Tutti all’Opera!
La scelta di trasformare due opere liriche in altrettanti pezzi di prosa teatrale, mettendone in scena i libretti senza musica, è una sfida che abbiamo proposto agli allievi per mostrare che i binari paralleli di lirica e prosa sono capaci d’incrociarsi, scambiandosi temi, linguaggio e maniera. L’opera buffa del Novecento offre un’abbondanza di materiale comico, in una scrittura che sa sorridere (con un briciolo di cattiveria) della società e dell’arte. La varietà giocosa di spunti interpretativi e registici rende questi testi particolarmente adatti all’ambito della scuola.
Gianni Schicchi
Il nobile Buoso Donati muore, lasciando i parenti a lutto stretto – almeno finché non vengono a sapere, da voci di fornaio, che il defunto capofamiglia ha destinato ogni suo avere ai frati. Una volta confermata la nefasta notizia, il nipote Rinuccio propone di chiamare l’astuto popolano Gianni Schicchi che sicuramente saprà trovare un espediente per trarli d’impiccio – e della cui figlia Rinuccio è innamorato. Giunto a casa Donati, e superata la diffidenza dei parenti, Schicchi ingegna un piano che sembra perfetto per aggirare le intenzioni del defunto Buoso e fare tutti contenti… ma sarà proprio così?
Gianni Schicchi, scritto nel 1918 e ambientato nella Firenze del Dugento, è un testo ancora molto attuale nell’esplorazione della mentalità, tipicamente italiana, del “fatta la legge, trovato l’inganno” – per non parlare delle esplosioni di famigliari che l’apertura di un testamento può causare… Dante colloca lo Schicchi all’Inferno, tra i falsari delle Malebolge, (Canto XXX) a pochi passi da Satana in persona! Eh, questi italiani “faccendoni”… ma quanti ancora oggi vivono di espedienti, navigando tra le pieghe della legge? In un quadro dugentesco ma vicinissimo a noi, il libretto getta uno sguardo irridente su questa italica propensione alla truffa – e su come in famiglia ci si voglia tutti bene – ma davanti a un’eredità… “dai nemici mi guardi Iddio, che dai parenti (e da Gianni Schicchi) mi guardo io!”
Cordelia – ovvero, le Follie per il Ballo
Cordelia, vivace signora di società nella provincia di fine Ottocento, è pronta per recarsi al desideratissimo primo ballo della stagione, quando quel seccatore di suo marito se ne vien fuori pretendendo di tenerla a casa per una questioncina da nulla: la lettera di un altro uomo che fissa un appuntamento galante.
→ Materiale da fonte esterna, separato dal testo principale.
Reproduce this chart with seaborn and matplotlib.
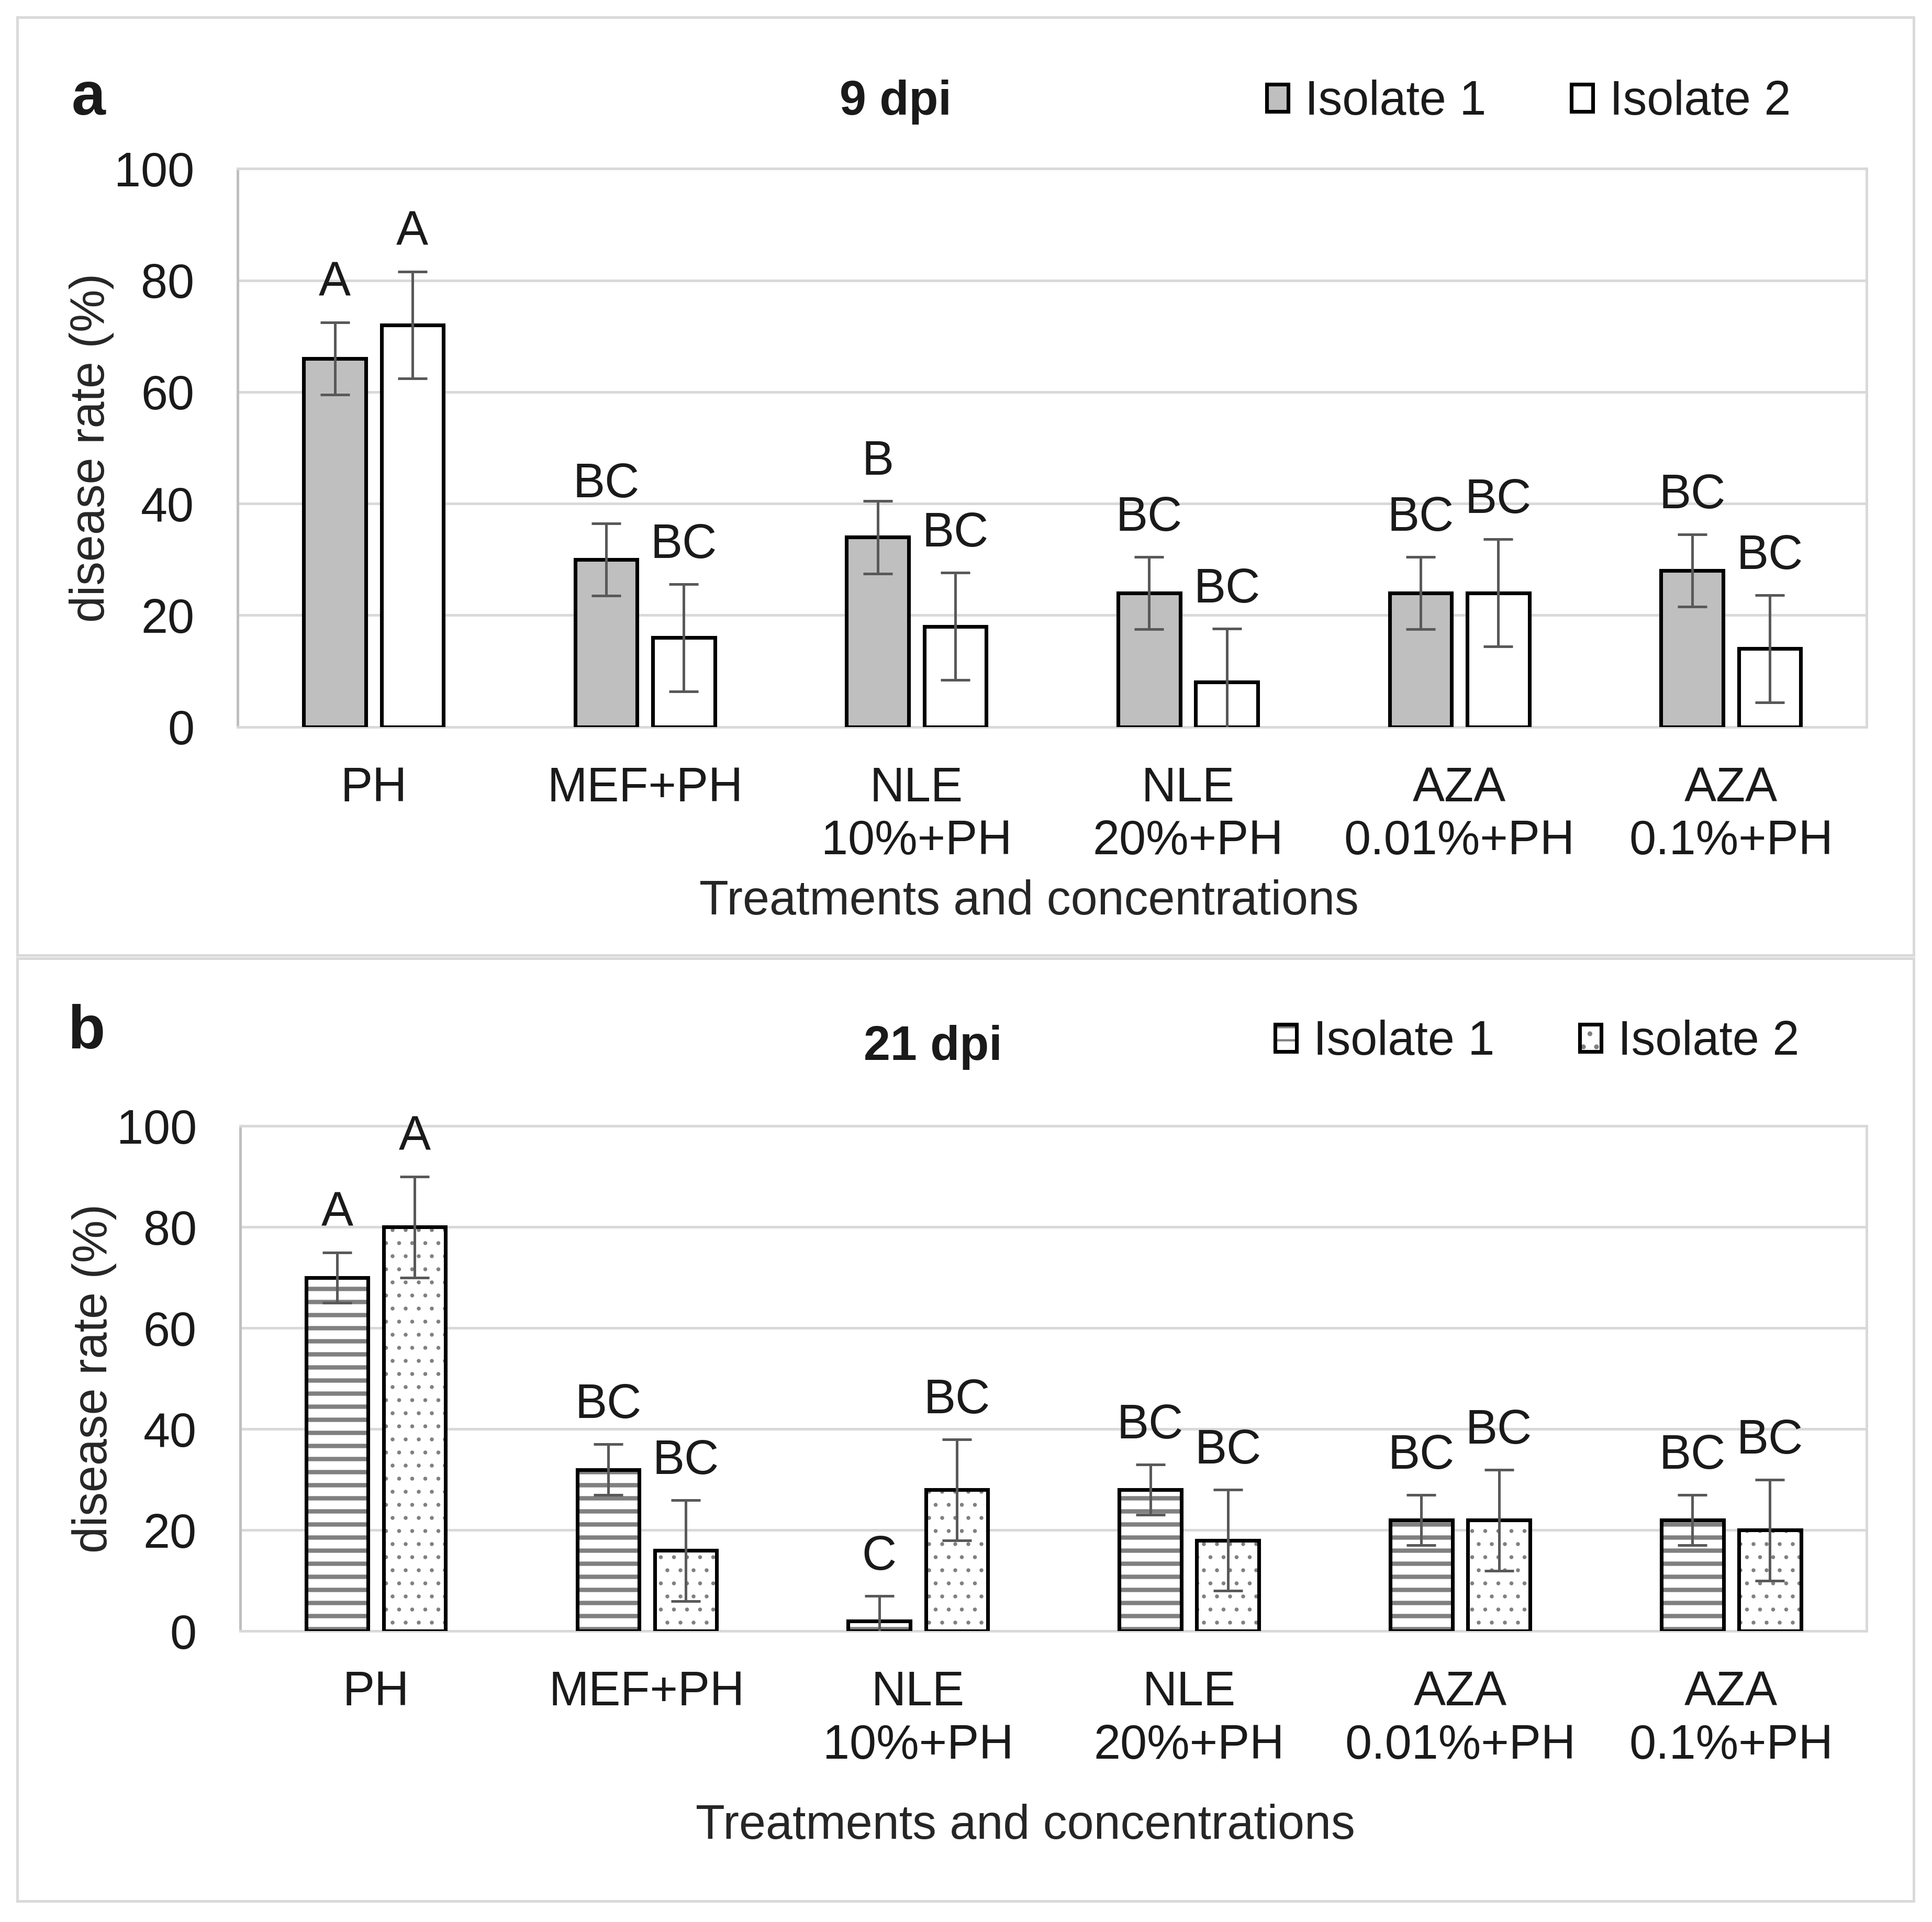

E se Cordelia proprio non vede perché una seccatura come l’adulterio debba tenerla lontana dal ballo, Sua Eccellenza il marito ha altre idee – idee che comprendono una pistola carica e una visita al poeta che gli ha infangato l’onore. E, a peggiorare le cose, anche il poetico amante si rivela pieno di irragionevoli pretese, come quella di fuggire insieme sull’istante… Oh, questi uomini e le loro questioni insulse! Che dovrà mai fare una povera donna elegante per non perdere la sua festa da ballo?
Sulla struttura classica di una farsa alla maniera di Feydeau o di Labiche, il libretto innesta una fioritura fittissima di riferimenti e parodie operistiche. Tre personaggi (quasi) da manuale, Soprano, Baritono e Tenore quintessenziali, bisticciano impigliati tra i cliché del ruolo e le assurdità farsesche della situazione. In un gioco vorticoso, non c’è aspettativa che non venga ribaltata, e non c’è stereotipo melodrammatico che venga risparmiato sulla via del primo ballo di stagione – perché la notte, l’amore, la fede, l’onore non son che parole… se la donna vuole andare al ballo!